**Recorded data:**
╔══
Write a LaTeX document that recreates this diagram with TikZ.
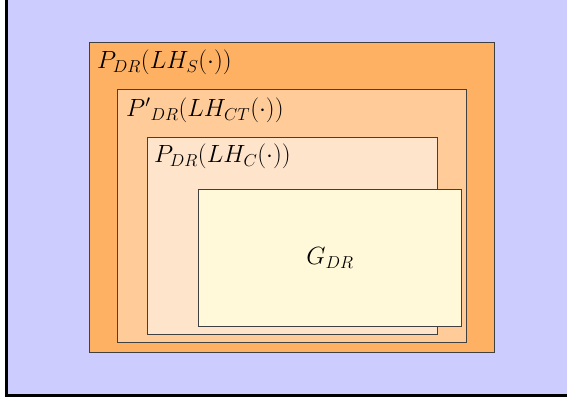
\documentclass[tikz,border=0pt]{standalone}
\usepackage{amsmath}
\usetikzlibrary{positioning}

\definecolor{bgblue}{HTML}{CCCCFF}
\definecolor{sorange}{HTML}{FFB163}
\definecolor{ctorange}{HTML}{FFCC99}
\definecolor{corange}{HTML}{FFE4CC}
\definecolor{gyellow}{HTML}{FFF9D9}

\begin{document}
\begin{tikzpicture}[x=1pt, y=-1pt,
  box/.style={draw=black!75, line width=0.9pt, inner sep=0pt, anchor=north west},
  lbl/.style={inner sep=0pt, anchor=base west, font=\fontsize{23}{27}\selectfont}]
  \useasboundingbox (0,0) rectangle (567,403);
  \fill[bgblue] (6,-5) rectangle (575,396);
  \draw[line width=2.4pt] (6.5,-5) -- (6.5,395.5) -- (575,395.5);

  \node[box, fill=sorange, minimum width=405pt, minimum height=310pt] (ps) at (89,42) {};
  \node[box, fill=ctorange, minimum width=349pt, minimum height=253pt] (pct) at (117,89) {};
  \node[box, fill=corange, minimum width=290pt, minimum height=197pt] (pc) at (147,137) {};
  \node[box, fill=gyellow, minimum width=263pt, minimum height=137pt] (g) at (198,189) {};

  \node[lbl] (lps) at (97,69) {$P_{DR}(LH_S(\cdot))$};
  \node[lbl] (lpct) at (126,117) {${P'}_{DR}(LH_{CT}(\cdot))$};
  \node[lbl] (lpc) at (154,163) {$P_{DR}(LH_C(\cdot))$};
  \node[lbl, anchor=center] (lg) at (g.center) {$G_{DR}$};
\end{tikzpicture}
\end{document}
╚══
**Written task:**
Copy out the data above exactly, except the pictures.

**Expected answer:**
Write a LaTeX document that recreates this diagram with TikZ.
\documentclass[tikz,border=0pt]{standalone}
\usepackage{amsmath}
\usetikzlibrary{positioning}

\definecolor{bgblue}{HTML}{CCCCFF}
\definecolor{sorange}{HTML}{FFB163}
\definecolor{ctorange}{HTML}{FFCC99}
\definecolor{corange}{HTML}{FFE4CC}
\definecolor{gyellow}{HTML}{FFF9D9}

\begin{document}
\begin{tikzpicture}[x=1pt, y=-1pt,
  box/.style={draw=black!75, line width=0.9pt, inner sep=0pt, anchor=north west},
  lbl/.style={inner sep=0pt, anchor=base west, font=\fontsize{23}{27}\selectfont}]
  \useasboundingbox (0,0) rectangle (567,403);
  \fill[bgblue] (6,-5) rectangle (575,396);
  \draw[line width=2.4pt] (6.5,-5) -- (6.5,395.5) -- (575,395.5);

  \node[box, fill=sorange, minimum width=405pt, minimum height=310pt] (ps) at (89,42) {};
  \node[box, fill=ctorange, minimum width=349pt, minimum height=253pt] (pct) at (117,89) {};
  \node[box, fill=corange, minimum width=290pt, minimum height=197pt] (pc) at (147,137) {};
  \node[box, fill=gyellow, minimum width=263pt, minimum height=137pt] (g) at (198,189) {};

  \node[lbl] (lps) at (97,69) {$P_{DR}(LH_S(\cdot))$};
  \node[lbl] (lpct) at (126,117) {${P'}_{DR}(LH_{CT}(\cdot))$};
  \node[lbl] (lpc) at (154,163) {$P_{DR}(LH_C(\cdot))$};
  \node[lbl, anchor=center] (lg) at (g.center) {$G_{DR}$};
\end{tikzpicture}
\end{document}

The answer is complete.